Who is behind the bombing?

The Federal Security Service issue photographs of the suspects

By BBC Russian Affairs analyst Tom de Waal

The blast which devastated an apartment building in the southern Russian city of Volgodonsk was the latest in a series of explosions in Russia which have killed more than 200 people.

Terror in Russia
  • Who is to blame?
  • What Russia can do
  • Timeline: The blasts which shook Russia
  • Two blasts in Moscow led to a massive security sweep through the city, and police said there was a suspect behind what they believed to have been bomb attacks.

    He was a bespectacled man of North Caucasian appearance who was renting office space in the ground floors of the two apartment blocks, which were about six kilometres apart in the south-east of Moscow.

    The suspect was carrying a passport with the name Mukhit Laipanov, which appears to be false.

    The real Mukhit Laipanov is reported to have died in a road accident last February in the Stavropol region of southern Russia.

    The Laipanov connection looks like persuasive evidence of a North Caucasian link.

    Yet that still does not explain who carried out the Moscow bomb attacks or why.

    Chechen denials

    The Chechen president Aslan Maskhadov has condemned all acts of violence in Russia - and with good reason.

    Such outrages will make life much more difficult for ordinary North Caucasians in Moscow and further undermine President Maskhadov's hopes of resuming negotiations with the Russian government.

    The name of the Arab fighter Khatab is often mentioned.

    He recently vowed "retaliation" against Russia after Russian forces captured two Islamist villages in Dagestan.

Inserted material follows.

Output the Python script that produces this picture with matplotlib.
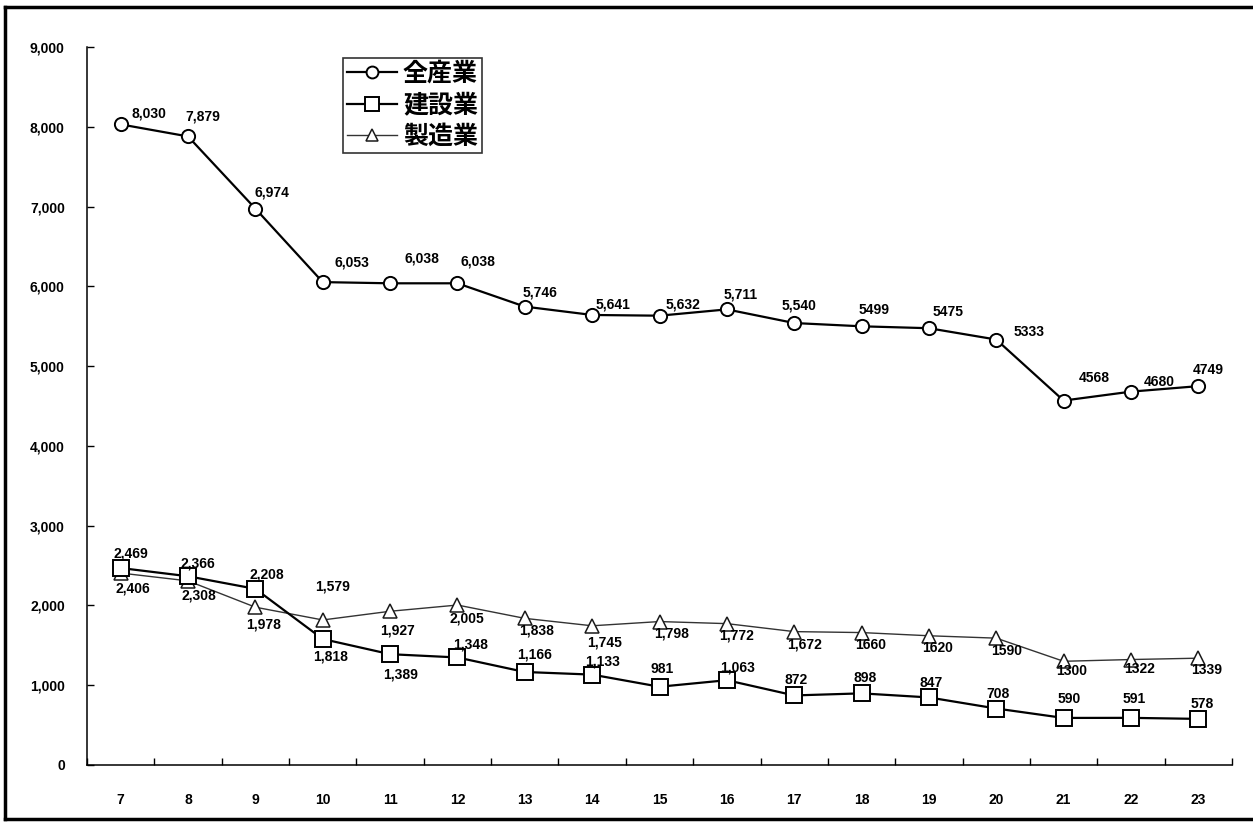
import numpy as np
import matplotlib
matplotlib.use('Agg')
import matplotlib.pyplot as plt
from matplotlib.lines import Line2D

# DATA
years = [7, 8, 9, 10, 11, 12, 13, 14, 15, 16, 17, 18, 19, 20, 21, 22, 23]
all_ind = [8030, 7879, 6974, 6053, 6038, 6038, 5746, 5641, 5632, 5711, 5540, 5499, 5475, 5333, 4568, 4680, 4749]
constr = [2469, 2366, 2208, 1579, 1389, 1348, 1166, 1133, 981, 1063, 872, 898, 847, 708, 590, 591, 578]
manuf = [2406, 2308, 1978, 1818, 1927, 2005, 1838, 1745, 1798, 1772, 1672, 1660, 1620, 1590, 1300, 1322, 1339]
series_names = ['全産業', '建設業', '製造業']

# label texts as printed in the original (year 10 labels are swapped there)
all_lbl = ['8,030', '7,879', '6,974', '6,053', '6,038', '6,038', '5,746', '5,641', '5,632', '5,711',
           '5,540', '5499', '5475', '5333', '4568', '4680', '4749']
constr_lbl = ['2,469', '2,366', '2,208', '1,818', '1,389', '1,348', '1,166', '1,133', '981', '1,063',
              '872', '898', '847', '708', '590', '591', '578']
manuf_lbl = ['2,406', '2,308', '1,978', '1,579', '1,927', '2,005', '1,838', '1,745', '1,798', '1,772',
             '1,672', '1660', '1620', '1590', '1300', '1322', '1339']

# label offsets in pixels (dx, dy up)
all_off = [(28, 11), (15, 20), (17, 16), (29, 20), (32, 25), (20, 22), (15, 14), (21, 10), (23, 11),
           (14, 15), (5, 18), (13, 16), (19, 16), (33, 8), (31, 23), (28, 10), (10, 16)]
constr_off = [(10, 15), (10, 13), (11, 14), (8, -17), (10, -20), (13, 13), (10, 17), (10, 13), (3, 18),
              (11, 13), (2, 15), (4, 15), (2, 14), (2, 15), (6, 19), (3, 19), (4, 15)]
manuf_off = [(12, -15), (11, -15), (8, -17), (10, 33), (7, -19), (9, -13), (12, -12), (12, -17), (12, -12),
             (10, -12), (10, -13), (9, -12), (9, -12), (10, -13), (8, -10), (9, -9), (8, -12)]

fig = plt.figure(figsize=(12.53, 8.23), dpi=100)
ax = fig.add_axes([87 / 1253, 1 - 765 / 823, (1232 - 87) / 1253, (765 - 47) / 823])

l1, = ax.plot(years, all_ind, color='black', lw=1.6, marker='o', ms=9.5, mfc='white', mec='black', mew=1.4, zorder=4)
l2, = ax.plot(years, constr, color='black', lw=1.6, marker='s', ms=11, mfc='white', mec='black', mew=1.4, zorder=4)
l3, = ax.plot(years, manuf, color='#333333', lw=1.0, marker='^', ms=10, mfc='white', mec='#1a1a1a', mew=1.1, zorder=3)

lbl_font = dict(fontsize=10, fontweight='bold', family='Liberation Sans', ha='center', va='center')
for vals, lbls, offs in [(all_ind, all_lbl, all_off), (constr, constr_lbl, constr_off), (manuf, manuf_lbl, manuf_off)]:
    for x, v, t, o in zip(years, vals, lbls, offs):
        ax.annotate(t, (x, v), xytext=o, textcoords='offset pixels', zorder=5, **lbl_font)

ax.set_xlim(6.5, 23.5)
ax.set_ylim(0, 9000)
ax.set_yticks(np.arange(0, 9001, 1000))
ax.set_yticklabels([f'{v:,}' for v in range(0, 9001, 1000)], fontsize=10, fontweight='bold', family='Liberation Sans')
ax.set_xticks(np.arange(6.5, 24, 1))
ax.set_xticklabels([])
ax.set_xticks(years, minor=True)
ax.set_xticklabels([str(y) for y in years], minor=True, fontsize=10, fontweight='bold', family='Liberation Sans')
ax.tick_params(axis='x', which='major', direction='in', length=5, width=1)
ax.tick_params(axis='x', which='minor', length=0, pad=20)
ax.tick_params(axis='y', direction='in', length=5, width=1, pad=16)
for s in ['top', 'right']:
    ax.spines[s].set_visible(False)
for s in ['left', 'bottom']:
    ax.spines[s].set_linewidth(1.1)

leg = fig.legend([l1, l2, l3], series_names, loc='upper left', bbox_to_anchor=(343 / 1253, 1 - 58 / 823),
                 prop={'family': ['Noto Sans CJK JP', 'DejaVu Sans'], 'size': 18, 'weight': 'bold'},
                 frameon=True, fancybox=False, shadow=False, borderpad=0.15, labelspacing=0.3,
                 handlelength=2.0, handletextpad=0.25, borderaxespad=0, markerscale=0.9)
leg.get_frame().set_edgecolor('black')
leg.get_frame().set_linewidth(1.2)

# thick scan frame around the chart (right side cut off)
frame = [Line2D([5 / 1253, 5 / 1253], [4 / 823, 1 - 7 / 823]),
         Line2D([5 / 1253, 1.0], [1 - 7 / 823, 1 - 7 / 823]),
         Line2D([5 / 1253, 1.0], [4 / 823, 4 / 823])]
for ln in frame:
    ln.set_transform(fig.transFigure)
    ln.set_color('black')
    ln.set_linewidth(2.5)
    fig.add_artist(ln)

fig.savefig('out.png', dpi=100)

    The weekly newspaper Novaya Gazeta also named him as a suspect. It reported that it had evidence that the guerillas who have been fighting Russian forces in Dagestan were behind the Moscow bombs and that a group of 30 men, most of them Russians, had been recruited to carry out the attacks by Khatab.

    And yet the man who was leading the rebellion in Dagestan, Shamil Basayev has disclaimed any responsibility.

    In an interview with Agence France Press in Chechnya he rejected the suggestion that either he or Khatab were behind the blasts.

    Certainly it is hard to think of any political or military advantage which could be gained by the rebels in blowing up a Moscow apartment block and killing civilians.

    Anyone wanting to fight a war with Russia would be more likely to choose a government or military target in the capital.

    Searching for answers

    So there are still many unanswered questions in this tragedy.

    Could it have been the work of a North Caucasian terrorist group working independently?

    Could there be a political motive connected with the elections?

    A growing mood of panic will make it harder to establish the truth.

    In that atmosphere of tension some political forces in Russia stand to gain by the turmoil.

    It will be to the advantage of those in the military or security services who want to impose a state of emergency and cancel elections.